Standard program structure of orbit channel
Below is an example of an NC program for an orbit channel which is started from the down channel in the orbit channel as shown in the orbit channel coupling.
Programing Example
Standard program structure of orbit channel
%Planetary.nc
; Limit the dynamics
N2010 G128=50 ; velocity
N2020 G131=50 ; acceleration
N2030 G133=50 ; ramp times
N2040 G00 X0 Y0 Z0
N2050 #TRACK CHAN ON [EXTEND="CH-Sinking" MAX_SCALE=@PL4 MAX_EQUID=@PL5]
N2060 #CHANNEL INTERFACE ON [DYN_CS]
N2070 #BACKWARD STORAGE CLEAR
(-- Same orientation in orbit channel as in down channel--)
N2080 #CS ADD [PCS] [0, 0, 0, @PL1, @PL2, @PL3]
N2090 #CS SELECT [PCS]
N2100 L PlanetaryStartingPoint.sub
N2110 #RT CYCLE DELETE [ ID4711 ]
N2120 #RT CYCLE [ ID4711, SCOPE=GLOBAL ]
N2130 V.RTG.LOOP.ENABLED = TRUE
N2140 #RT CYCLE END
N2150 #SIGNAL SYN[ID="S-PlanetaryReady" CH="CH-Sinking"]
N2160 #RT WHILE
N2170 L geometry.sub
N2180 #RT ENDWHILE
N2190 #CS DEL ALL
N2200 M30
The dynamics are limited in N2010 - N2030 due to the superimposed channel constellation.
The channel is moved to its start position in N2040.
The channel coupling to the down channel is created in N2050 by the orbit channel. The command is the counterpart of block N6000 in orbit channel coupling. It also defines the maximum scaling radius and the maximum equidistant distance. These parameters are transferred from the down channel when the program is called.
The interface of the orbit channel to the down channel is opened in N2060. The X and Y MCS coordinates are transferred from the orbit channel to the down channel via this interface.
N2070 ensures that it is not possible to move backwards over this block.
A machining coordinate system is generated and selected in N2080 and N2090.
N2100 contains the motion to the starting point of the actual orbit geometry.
Notice
The second motion block is implicitly interpreted as an orbit geometry block and must therefore be part of the orbit geometry.
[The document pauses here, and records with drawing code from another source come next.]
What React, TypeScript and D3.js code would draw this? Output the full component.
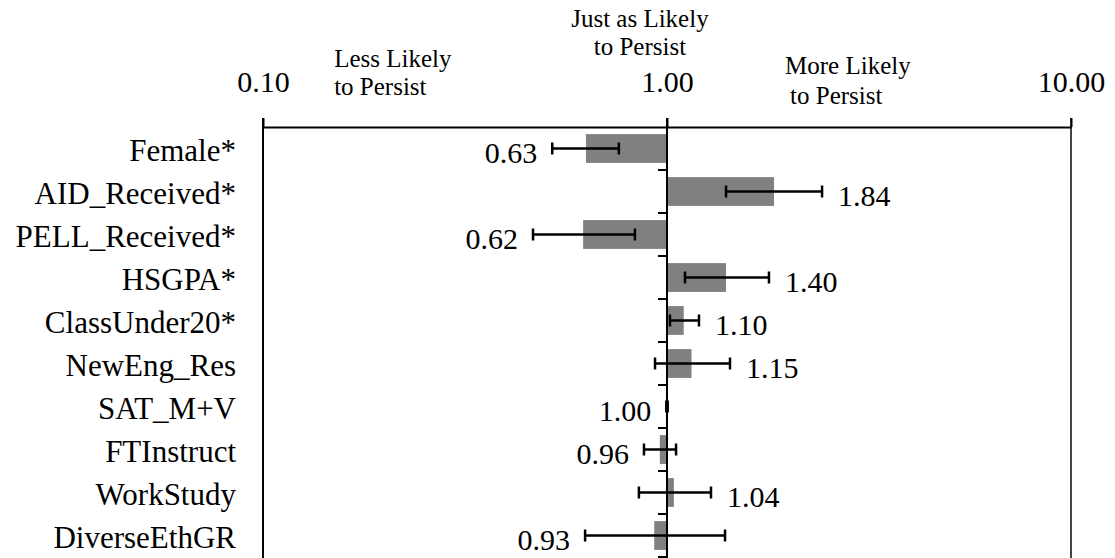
import { useEffect, useRef } from "react";
import * as d3 from "d3";

const categories = [
  "Female*",
  "AID_Received*",
  "PELL_Received*",
  "HSGPA*",
  "ClassUnder20*",
  "NewEng_Res",
  "SAT_M+V",
  "FTInstruct",
  "WorkStudy",
  "DiverseEthGR",
];
const oddsRatios = [0.63, 1.84, 0.62, 1.4, 1.1, 1.15, 1.0, 0.96, 1.04, 0.93];
const ciLow = [0.52, 1.4, 0.466, 1.108, 1.017, 0.934, 0.996, 0.877, 0.852, 0.627];
const ciHigh = [0.76, 2.42, 0.833, 1.788, 1.2, 1.432, 1.004, 1.053, 1.285, 1.392];
const tickValues = [0.1, 1, 10];

const annotations = [
  { lines: ["Less Likely", "to Persist"], at: 0.15, anchor: "start", top: 67, gap: 28, indent: 0 },
  { lines: ["Just as Likely", "to Persist"], at: 0.857, anchor: "middle", top: 27, gap: 28, indent: 0 },
  { lines: ["More Likely", "to Persist"], at: 1.96, anchor: "start", top: 74, gap: 30, indent: 5 },
];

const FONT = "'Liberation Serif', 'Times New Roman', serif";

export default function App() {
  const svgRef = useRef<SVGSVGElement>(null);
  const width = 1115;
  const height = 558;

  useEffect(() => {
    if (!svgRef.current) return;
    const svg = d3.select(svgRef.current);
    svg.selectAll("*").remove();

    const axisY = 127;
    const x = d3.scaleLog().domain([0.1, 10]).range([263, 1071]);
    const y = d3
      .scaleBand()
      .domain(categories)
      .range([axisY, axisY + 43 * categories.length]);
    const barH = y.bandwidth() * 0.67;
    const one = x(1);

    // plot border (left / right)
    svg
      .append("g")
      .selectAll("line")
      .data([0.1, 10])
      .enter()
      .append("line")
      .attr("x1", (d) => x(d))
      .attr("x2", (d) => x(d))
      .attr("y1", axisY - 9)
      .attr("y2", height)
      .attr("stroke", (d) => (d === 10 ? "#444" : "#000"))
      .attr("stroke-width", 2);

    // bars
    svg
      .append("g")
      .selectAll("rect")
      .data(categories)
      .enter()
      .append("rect")
      .attr("x", (_d, i) => Math.min(x(oddsRatios[i]), one))
      .attr("y", (d) => (y(d) || 0) + (y.bandwidth() - barH) / 2)
      .attr("width", (_d, i) => Math.abs(x(oddsRatios[i]) - one))
      .attr("height", barH)
      .attr("fill", "#808080");

    // category axis at 1.00
    const ya = svg.append("g").attr("transform", `translate(${one},0)`);
    ya.append("path")
      .attr("d", `M0,${axisY - 9}V${height}`)
      .attr("stroke", "#000")
      .attr("stroke-width", 2);
    ya.selectAll("line")
      .data(categories)
      .enter()
      .append("line")
      .attr("x1", -9)
      .attr("x2", 0)
      .attr("y1", (d) => (y(d) || 0) + y.step())
      .attr("y2", (d) => (y(d) || 0) + y.step())
      .attr("stroke", "#000")
      .attr("stroke-width", 2);

    // value axis on top
    const xAxis = d3
      .axisTop(x)
      .tickValues(tickValues)
      .tickFormat((d) => d3.format(".2f")(d as number))
      .tickSizeInner(9)
      .tickSizeOuter(0)
      .tickPadding(26);
    const xa = svg
      .append("g")
      .attr("transform", `translate(0,${axisY})`)
      .call(xAxis);
    xa.select(".domain").attr("stroke", "#000").attr("stroke-width", 2);
    xa.selectAll(".tick line").attr("stroke", "#000").attr("stroke-width", 2);
    xa.selectAll(".tick text")
      .attr("fill", "#000")
      .style("font-family", FONT)
      .style("font-size", "30px");

    // error bars
    const eb = svg
      .append("g")
      .selectAll("g")
      .data(categories)
      .enter()
      .append("g")
      .attr("transform", (d) => `translate(0,${(y(d) || 0) + y.bandwidth() / 2})`);
    eb.append("line")
      .attr("x1", (_d, i) => x(ciLow[i]))
      .attr("x2", (_d, i) => x(ciHigh[i]))
      .attr("stroke", "#000")
      .attr("stroke-width", 2.5);
    eb.selectAll("line.cap")
      .data((_d, i) => [ciLow[i], ciHigh[i]])
      .enter()
      .append("line")
      .attr("class", "cap")
      .attr("x1", (v) => x(v))
      .attr("x2", (v) => x(v))
      .attr("y1", -6)
      .attr("y2", 6)
      .attr("stroke", "#000")
      .attr("stroke-width", 2.5);

    // data labels
    svg
      .append("g")
      .selectAll("text")
      .data(categories)
      .enter()
      .append("text")
      .attr("x", (_d, i) =>
        oddsRatios[i] > 1 ? x(ciHigh[i]) + 16 : x(ciLow[i]) - 15,
      )
      .attr("y", (d) => (y(d) || 0) + y.bandwidth() / 2 + 14)
      .attr("text-anchor", (_d, i) => (oddsRatios[i] > 1 ? "start" : "end"))
      .style("font-family", FONT)
      .style("font-size", "30px")
      .text((_d, i) => d3.format(".2f")(oddsRatios[i]));

    // category labels
    svg
      .append("g")
      .selectAll("text")
      .data(categories)
      .enter()
      .append("text")
      .attr("x", 236)
      .attr("y", (d) => (y(d) || 0) + y.bandwidth() / 2 + 12)
      .attr("text-anchor", "end")
      .style("font-family", FONT)
      .style("font-size", "31px")
      .text((d) => d);

    // annotations
    const ann = svg
      .append("g")
      .selectAll("text")
      .data(annotations)
      .enter()
      .append("text")
      .attr("x", (d) => x(d.at))
      .attr("y", (d) => d.top)
      .attr("text-anchor", (d) => d.anchor)
      .style("font-family", FONT)
      .style("font-size", "25px");
    ann
      .selectAll("tspan")
      .data((d) =>
        d.lines.map((l, i) => ({ l, x: x(d.at) + (i ? d.indent : 0), gap: d.gap })),
      )
      .enter()
      .append("tspan")
      .attr("x", (t) => t.x)
      .attr("dy", (t, i) => (i === 0 ? 0 : t.gap))
      .text((t) => t.l);
  }, []);

  return (
    <svg
      ref={svgRef}
      width={width}
      height={height}
      style={{ position: "absolute", left: 0, top: 0, background: "#fff" }}
    />
  );
}
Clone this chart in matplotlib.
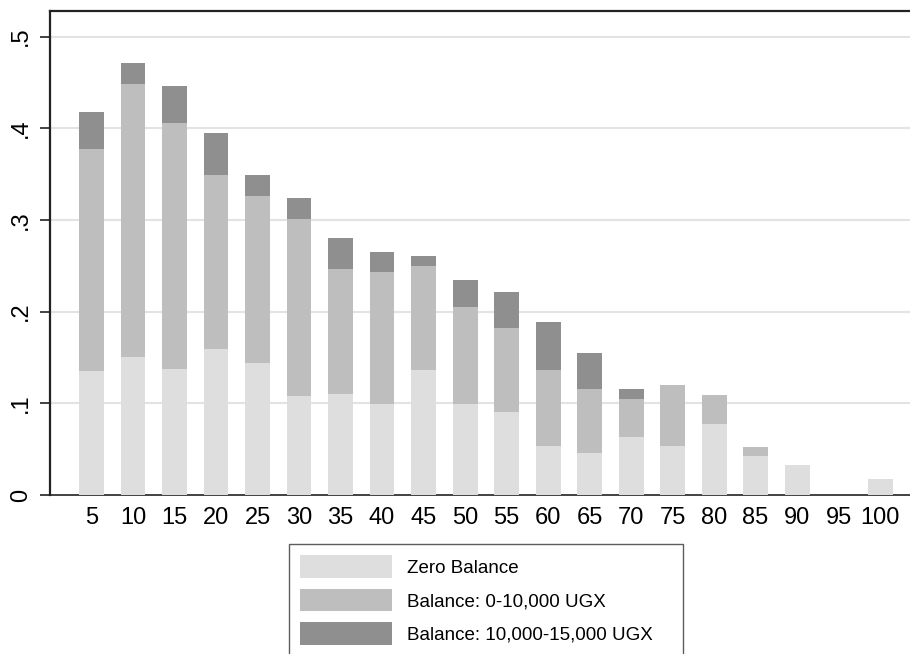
import matplotlib
matplotlib.use("Agg")
import matplotlib.pyplot as plt
import numpy as np

plt.rcParams['font.family'] = ['Liberation Sans', 'DejaVu Sans']

# share of accounts by balance band, per 5-point bin
bins = [5, 10, 15, 20, 25, 30, 35, 40, 45, 50,
        55, 60, 65, 70, 75, 80, 85, 90, 95, 100]
zero_bal = [0.135, 0.151, 0.137, 0.159, 0.144, 0.108, 0.110, 0.099, 0.136, 0.099,
            0.091, 0.053, 0.046, 0.063, 0.053, 0.077, 0.043, 0.033, 0.0, 0.017]
low_bal = [0.243, 0.297, 0.269, 0.190, 0.182, 0.193, 0.137, 0.144, 0.114, 0.106,
           0.091, 0.083, 0.070, 0.042, 0.067, 0.032, 0.009, 0.0, 0.0, 0.0]
mid_bal = [0.040, 0.023, 0.040, 0.046, 0.023, 0.023, 0.033, 0.022, 0.011, 0.030,
           0.040, 0.053, 0.039, 0.011, 0.0, 0.0, 0.0, 0.0, 0.0, 0.0]

labels = ['Zero Balance', 'Balance: 0-10,000 UGX', 'Balance: 10,000-15,000 UGX']
colors = ['#dedede', '#bebebe', '#8f8f8f']

fig = plt.figure(figsize=(9.1, 6.54), dpi=100)
ax = fig.add_axes([50/910, 159/654, 860/910, 484/654])

x = np.array(bins)
base = np.zeros(len(bins))
handles = []
for vals, col, lab in zip([zero_bal, low_bal, mid_bal], colors, labels):
    vals = np.array(vals)
    h = ax.bar(x, vals, width=3, bottom=base, color=col, linewidth=0,
               label=lab, zorder=3)
    handles.append(h)
    base = base + vals

ax.set_xlim(0, 103.6)
ax.set_ylim(0, 0.528)
ax.set_xticks(bins)
ax.set_xticklabels([str(b) for b in bins], fontsize=17)
ax.tick_params(axis='x', length=0, pad=9)

yt = [0, 0.1, 0.2, 0.3, 0.4, 0.5]
ax.set_yticks(yt)
ax.set_yticklabels(['0', '.1', '.2', '.3', '.4', '.5'], fontsize=17,
                   rotation=90, va='center')
ax.tick_params(axis='y', length=7, width=1.2, pad=6, color='#222222')

for v in yt[1:]:
    ax.axhline(v, color='#e3e3e3', lw=1.5, zorder=1)

ax.spines['right'].set_visible(False)
for s in ['top', 'left']:
    ax.spines[s].set_linewidth(1.6)
    ax.spines[s].set_color('#222222')
ax.spines['bottom'].set_linewidth(1.2)
ax.spines['bottom'].set_color('#222222')

# legend box sits under the axis, its lower edge runs off the figure
leg = fig.legend(handles=handles, labels=labels, loc='upper left',
                 bbox_to_anchor=(289/910, 0, 394/910, 1 - 544/654),
                 mode='expand', fontsize=13.5, frameon=True, fancybox=False,
                 edgecolor='#333333', borderpad=0.6, labelspacing=0.6,
                 handlelength=4.9, handleheight=1.45, handletextpad=0.8,
                 borderaxespad=0)
leg.get_frame().set_linewidth(1.0)

fig.savefig('out.png', dpi=100)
N2110-N2140 contain the definition of the real-time cycle for the endless real-time loop in N2160-N2180 [FCT-C32 Real-time cycles].
N2150 sends a signal to the down channel so that it can continue machining. The down channel waits for this signal in block N6002, as described in the NC program in the section Coupling programs.
Notice
With an equidistant orbit geometry, the orbit channel is only ready when a closed orbit geometry is present in the interpolator of the CNC. This is indicates on the HLI by the “orbit_active_r” signal. With an equidistant orbit geometry, machining in the down channel should only be continued after this signal is set to True.
The actual orbit geometry is generated in an endless real-time loop in N2160-N2180.
All machining coordinate systems of the orbit channel are deleted in N2190.